Raw coordinates in skip connection	Harmonic embedding in skip connection

I experimented with different values of alpha ($\alpha$) in the density conversion. $\alpha = 10$ seems to give the best representation of geometry as well as texture. $\alpha = 50$ has a crisper image but poor geometry.

$\alpha = 5$	$\alpha = 10$	$\alpha = 50$

$\beta = 0.05$ fixed for the above experiments.

I also experimented with different values of beta ($\beta$) in the density conversion. $\beta = 0.05$ seems to give the best representation of geometry as well as texture.

$\beta = 0.05$	$\beta = 0.1$	$\beta = 0.2$

$\alpha = 10$ fixed for the above experiments.

4. Neural Surface Extras¶

4.1 Render a Large Scene with Sphere Tracing¶

python -m a4.main --config-name=composite

The output will be stored in images/part_1.gif.

I defined a SphereCollectionSDF which consists of cfg.n_spheres number of spheres sampled randomly within a certain interval (min and max specified in the config).

40 spheres rendered in different locations:

alt

100 spheres:

alt

4.2 Fewer Training Views¶

For this part, uncomment the lines 125-128 in dataset.py. The fewer number of views can be set as num_views on line 125 in dataset.py.

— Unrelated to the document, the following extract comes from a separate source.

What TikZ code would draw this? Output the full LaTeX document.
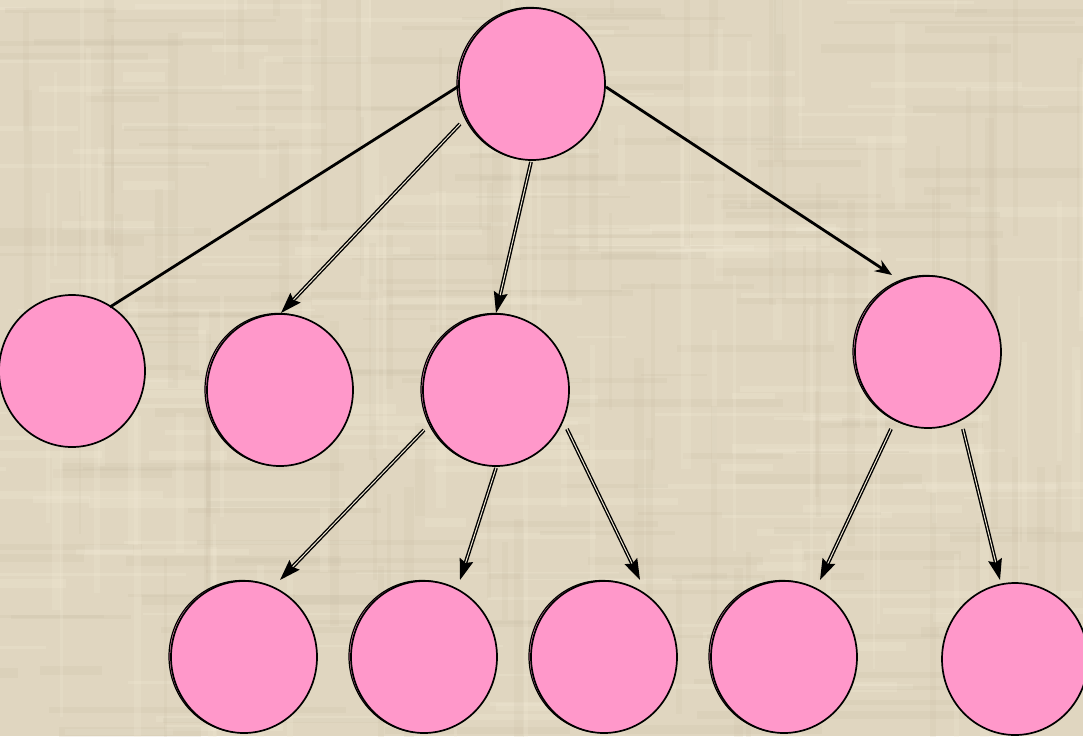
\documentclass[tikz,border=0pt]{standalone}
\usetikzlibrary{shapes.geometric,arrows.meta,shadows}
\definecolor{paper}{RGB}{224,214,192}
\definecolor{paperlight}{RGB}{242,234,214}
\definecolor{paperdark}{RGB}{200,188,164}
\definecolor{petal}{RGB}{255,152,202}
\tikzset{
  treenode/.style={ellipse, draw=black, line width=1.7pt, fill=petal,
    minimum width=146pt, minimum height=152pt, inner sep=0pt},
  ringed/.style={copy shadow={shadow xshift=-2pt, shadow yshift=0.5pt,
    opacity=1, fill=petal, draw=black, line width=1.2pt}},
  plainedge/.style={line width=2.8pt, draw=black},
  twinedge/.style={draw=black, line width=1.4pt, double=paperlight,
    double distance=1pt, -{Stealth[length=21pt, width=14pt, inset=3pt]}},
  singleedge/.style={line width=2.8pt, draw=black, -{Stealth[length=17pt, width=13pt]}}
}
\begin{document}
\begin{tikzpicture}[x=1pt, y=-1pt]
  \useasboundingbox (0,0) rectangle (1083,736);
  % paper background with a faint woven texture
  \begin{scope}
    \clip (0,0) rectangle (1083,736);
    \fill[paper] (0,0) rectangle (1083,736);
    \pgfmathsetseed{11}
    \foreach \i in {1,...,140}{
      \pgfmathsetmacro{\ya}{rnd*736}
      \pgfmathsetmacro{\xa}{rnd*1083-100}
      \pgfmathsetmacro{\wa}{40+rnd*260}
      \pgfmathsetmacro{\ha}{2+rnd*8}
      \fill[paperlight, opacity=0.25] (\xa,\ya) rectangle ++(\wa,\ha);
    }
    \foreach \i in {1,...,140}{
      \pgfmathsetmacro{\ya}{rnd*736}
      \pgfmathsetmacro{\xa}{rnd*1083-100}
      \pgfmathsetmacro{\wa}{40+rnd*260}
      \pgfmathsetmacro{\ha}{2+rnd*8}
      \fill[paperdark, opacity=0.18] (\xa,\ya) rectangle ++(\wa,\ha);
    }
    \foreach \i in {1,...,70}{
      \pgfmathsetmacro{\xa}{rnd*1083}
      \pgfmathsetmacro{\ya}{rnd*736-150}
      \pgfmathsetmacro{\ha}{60+rnd*300}
      \pgfmathsetmacro{\wa}{2+rnd*8}
      \fill[paperlight, opacity=0.22] (\xa,\ya) rectangle ++(\wa,\ha);
    }
    \foreach \i in {1,...,70}{
      \pgfmathsetmacro{\xa}{rnd*1083}
      \pgfmathsetmacro{\ya}{rnd*736-150}
      \pgfmathsetmacro{\ha}{60+rnd*300}
      \pgfmathsetmacro{\wa}{2+rnd*8}
      \fill[paperdark, opacity=0.15] (\xa,\ya) rectangle ++(\wa,\ha);
    }
  \end{scope}

  % tree nodes
  \node[treenode, ringed] (root) at (532,84) {};
  \node[treenode] (a) at (72,371) {};
  \node[treenode, ringed] (b) at (280,390) {};
  \node[treenode, ringed] (c) at (496,390) {};
  \node[treenode, ringed] (d) at (928,352) {};
  \node[treenode, ringed] (c1) at (244,657) {};
  \node[treenode, ringed] (c2) at (424,657) {};
  \node[treenode, ringed] (c3) at (604,657) {};
  \node[treenode, ringed] (d1) at (784,657) {};
  \node[treenode] (d2) at (1015,659) {};

  % connector end points
  \coordinate (rA) at (459,86);   \coordinate (aR) at (110,307);
  \coordinate (rB) at (460,124);  \coordinate (bR) at (281,313);
  \coordinate (rC) at (531,162);  \coordinate (cR) at (496,313);
  \coordinate (rD) at (606,87);   \coordinate (dR) at (892,275);
  \coordinate (cX) at (424,430);  \coordinate (c1C) at (280,580);
  \coordinate (cY) at (496,468);  \coordinate (c2C) at (460,580);
  \coordinate (cZ) at (567,429);  \coordinate (c3C) at (640,580);
  \coordinate (dX) at (891,429);  \coordinate (d1D) at (820,580);
  \coordinate (dY) at (963,429);  \coordinate (d2D) at (1000,580);

  % connectors
  \draw[plainedge] (rA) -- (aR);
  \draw[twinedge] (rB) -- (bR);
  \draw[twinedge] (rC) -- (cR);
  \draw[singleedge] (rD) -- (dR);
  \draw[twinedge] (cX) -- (c1C);
  \draw[twinedge] (cY) -- (c2C);
  \draw[twinedge] (cZ) -- (c3C);
  \draw[twinedge] (dX) -- (d1D);
  \draw[twinedge] (dY) -- (d2D);
\end{tikzpicture}
\end{document}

SDF: python -m a4.main --config-name=volsdf

NeRF: python main.py --config-name=nerf_lego

`num_views` = 10	`num_views` = 20

First row: NeRF renderings. Second row: VolSDF renderings. Third row: VolSDF geometry.

We see that the surface-based VolSDF can learn using as few as 10 views where the NeRF fails completely.

4.3 Alternate SDF to Density Conversions¶

I implemented the 'naive' solution from the NeuS paper in the sdf_to_neus_density function inside a4/renderer.py.

Here are the learned SDF and geometry for different values of the hyperparameter s:

$s = 10$	$s = 50$	$s = 100$

The image seems better as compared to the VolSDF paper's renderings, but the learned geometry is more error-prone.